The review is expected to finish within the next few months, with officials hoping to make proposals to US Defense Secretary Chuck Hagel sometime in the fall. “The health care costs are astounding,” he said when asked about the issue in March. “Now, the dollars are one thing, but the health of your people, I don’t know if you put a price tag on that.”

“Well, I’ll tell you what,” said California Republican and USMC Major Rep. Duncan Hunter, “if you want to make us all healthy, then let’s outlaw war, because war is really dangerous.”

In May, Hunter introduced an amendment to the 2015 National Defense Authorization Act barring military policy that “would limit, restrict, or ban the sale of any legal product category”–in effect, tying the Navy’s hands and blocking them from moving forward with a tobacco sale ban.

The US military stopped including cigarettes in soldiers’ rations in 1975, although they have continued to sell tobacco products at significant discounts in commissaries and exchanges (one 2013 study found that “discounts on cigarettes [in military retail] to be as much as 73% below prices on comparable brands at the nearest WalMart”).

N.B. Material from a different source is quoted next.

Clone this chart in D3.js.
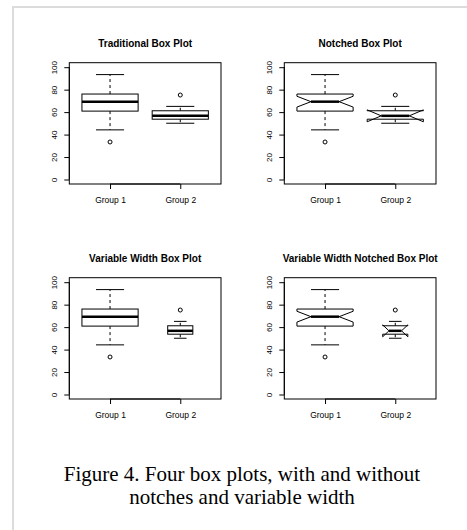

Tobacco companies sent free cigarettes to soldiers serving in the Gulf War in 1990, although after a few months the Pentagon banned such “tobacco donations.”

This isn’t the first time a Navy official has tried to curb smoking at sea. In 1993, aircraft carrier commander Captain Stanley W. Bryant banned smoking and cigarette sales aboard the USS Roosevelt, saying “I’m the commanding officer of these kids and I can’t have them inhaling secondhand smoke. I wouldn’t put them in the line of fire. I’m not going to put them in the line of smoke.” This was so controversial it led to a congressional hearing and eventual law–sponsored by two Democrats on the House Armed Services Committee–mandating the sale of tobacco aboard navy ships, passed less than a year after Bryant’s attempted ban.